The challenge here is that criminalizing Facebook broadcasts of one’s crimes does potentially infringe upon one’s freedom of speech about those crimes. The US Supreme Court held that the original Son of Sam law ran afoul of the First Amendment, because the suppression of speech was not narrowly tailored enough.
However, the First Amendment has plenty of limits, and today, almost all the states and the federal government have laws prohibiting those criminals who plan to profit from their crimes from doing so. The ability to profit still shouldn’t be constitutionally-protected.
A law would look like this: It would provide increased penalties for crimes in which the perpetrator intentionally causes the acts to be recorded, and then additionally places them into the social media public forum. It’s easy to define, and even easier to prove with the actual video evidence.
It’s a tougher question whether “killing videos” could be additionally penalized as obscenity. This is because the term “obscenity” generally applies to depictions of sexual acts. The Supreme Court has held that violence alone is not obscenity.
On the other hand, obscenity may extend to deviant acts that are not sexual, and images of extreme cruelty alone could possibly be obscene, as evidenced by a case involving videos of animal cruelty. Indeed, “animal crush videos” — which are every bit as horrific as they sound — may be outlawed, even if sexual activity is not depicted.

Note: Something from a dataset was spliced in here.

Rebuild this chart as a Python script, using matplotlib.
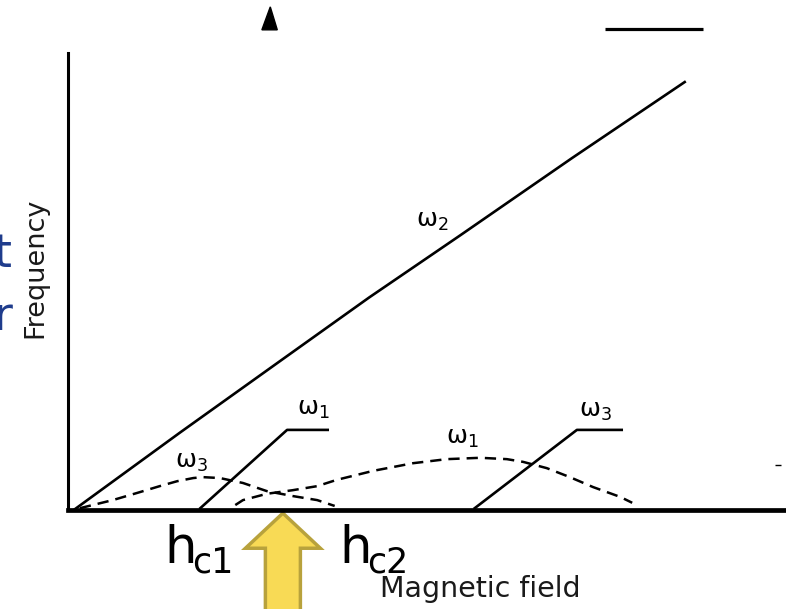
import matplotlib
matplotlib.use("Agg")
import matplotlib.pyplot as plt
from matplotlib.patches import Polygon, FancyArrow

# magnetic field (x) and frequency (y), arbitrary units
w2_h = [0.10, 1.60, 3.03, 4.30, 5.60, 7.20, 8.81]
w2_f = [0.02, 1.72, 3.31, 4.72, 6.10, 7.82, 9.51]

w1_solid_h = [1.89, 3.13, 3.71]
w1_solid_f = [0.04, 1.78, 1.78]

w3_solid_h = [5.81, 7.27, 7.91]
w3_solid_f = [0.04, 1.78, 1.78]

w3_dash_h = [0.17, 0.64, 0.99, 1.31, 1.56, 1.79, 1.93, 2.17, 2.50, 2.84, 3.21, 3.56, 3.81]
w3_dash_f = [0.04, 0.22, 0.38, 0.53, 0.64, 0.71, 0.73, 0.71, 0.60, 0.42, 0.31, 0.22, 0.09]

w1_dash_h = [2.39, 2.50, 2.84, 3.21, 3.56, 3.84, 4.36, 4.93, 5.41, 5.89, 6.27, 6.50,
             6.84, 7.17, 7.50, 7.89, 8.06]
w1_dash_f = [0.11, 0.22, 0.36, 0.44, 0.53, 0.67, 0.87, 1.04, 1.13, 1.16, 1.13, 1.07,
             0.93, 0.73, 0.51, 0.29, 0.16]

h_arrow = 3.07   # field marked by the yellow arrow (between hc1 and hc2)

fig = plt.figure(figsize=(7.86, 6.09), dpi=100)
ax = fig.add_axes([0, 0, 1, 1])
ax.set_xlim(-0.971, 10.257)
ax.set_ylim(-2.2, 11.333)
ax.set_xticks([])
ax.set_yticks([])
for s in ["top", "right"]:
    ax.spines[s].set_visible(False)
ax.spines["left"].set_position(("data", 0))
ax.spines["left"].set_bounds(0, 10.16)
ax.spines["left"].set_linewidth(2.2)
ax.spines["bottom"].set_position(("data", 0))
ax.spines["bottom"].set_bounds(0, 10.26)
ax.spines["bottom"].set_linewidth(3.4)
for s in ["left", "bottom"]:
    ax.spines[s].set_zorder(5)

ax.plot(w2_h, w2_f, color="black", lw=1.9, zorder=3)
ax.plot(w1_solid_h, w1_solid_f, color="black", lw=1.9, zorder=3)
ax.plot(w3_solid_h, w3_solid_f, color="black", lw=1.9, zorder=3)
ax.plot(w3_dash_h, w3_dash_f, color="black", lw=1.8, ls=(0, (4.5, 2.8)), zorder=3)
ax.plot(w1_dash_h, w1_dash_f, color="black", lw=1.8, ls=(0, (4.5, 2.8)), zorder=3)

# mode labels
lab = dict(fontsize=18, color="black", ha="center", va="center")
ax.text(5.2, 6.42, r"$\mathregular{\omega_2}$", **lab)
ax.text(3.51, 2.24, r"$\mathregular{\omega_1}$", **lab)
ax.text(7.54, 2.20, r"$\mathregular{\omega_3}$", **lab)
ax.text(5.64, 1.60, r"$\mathregular{\omega_1}$", **lab)
ax.text(1.77, 1.07, r"$\mathregular{\omega_3}$", **lab)

ax.text(-0.47, 5.38, "Frequency", rotation=90, fontsize=19.5, color="#1a1a1a",
        ha="center", va="center")
ax.text(4.46, -1.93, "Magnetic field", fontsize=20.5, color="#1a1a1a",
        ha="left", va="baseline")

# critical field labels
ax.text(1.37, -1.18, "h", fontsize=37, ha="left", va="baseline")
ax.text(1.77, -1.40, "c1", fontsize=25, ha="left", va="baseline")
ax.text(3.87, -1.18, "h", fontsize=37, ha="left", va="baseline")
ax.text(4.27, -1.40, "c2", fontsize=25, ha="left", va="baseline")

ax.add_patch(FancyArrow(h_arrow, -2.4, 0, 2.33, width=0.5, head_width=1.07,
                        head_length=0.78, length_includes_head=True,
                        fc="#f8da55", ec="#b8a23c", lw=2.5, zorder=2))

# bits of the cropped original scan
ax.add_patch(Polygon([[2.89, 11.18], [2.77, 10.67], [2.99, 10.67]],
                     closed=True, fc="black", ec="black", zorder=3))
ax.hlines(10.69, 7.67, 9.07, color="black", lw=2.3)
ax.hlines(1.0, 10.10, 10.18, color="black", lw=1.0)

# slide text cut off at the left edge
ax.text(-0.81, 5.4, "t", fontsize=33, color="#1f3c8c", ha="right", va="baseline")
ax.text(-0.79, 4.0, "r", fontsize=33, color="#1f3c8c", ha="right", va="baseline")

fig.savefig("out.png", dpi=100)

Criminalizing the broadcast of crimes like Robert Godwin’s shooting death is doable. It won’t prevent these attacks, but it will deter them. Unfortunately, the technology for personal broadcasts will only continue to improve and increasingly entice fame-hungry killers.
The perverse upside is that social media creates a treasure trove of evidence: the criminals of social media may harm the society that views them, but they often assist the authorities in prosecuting them.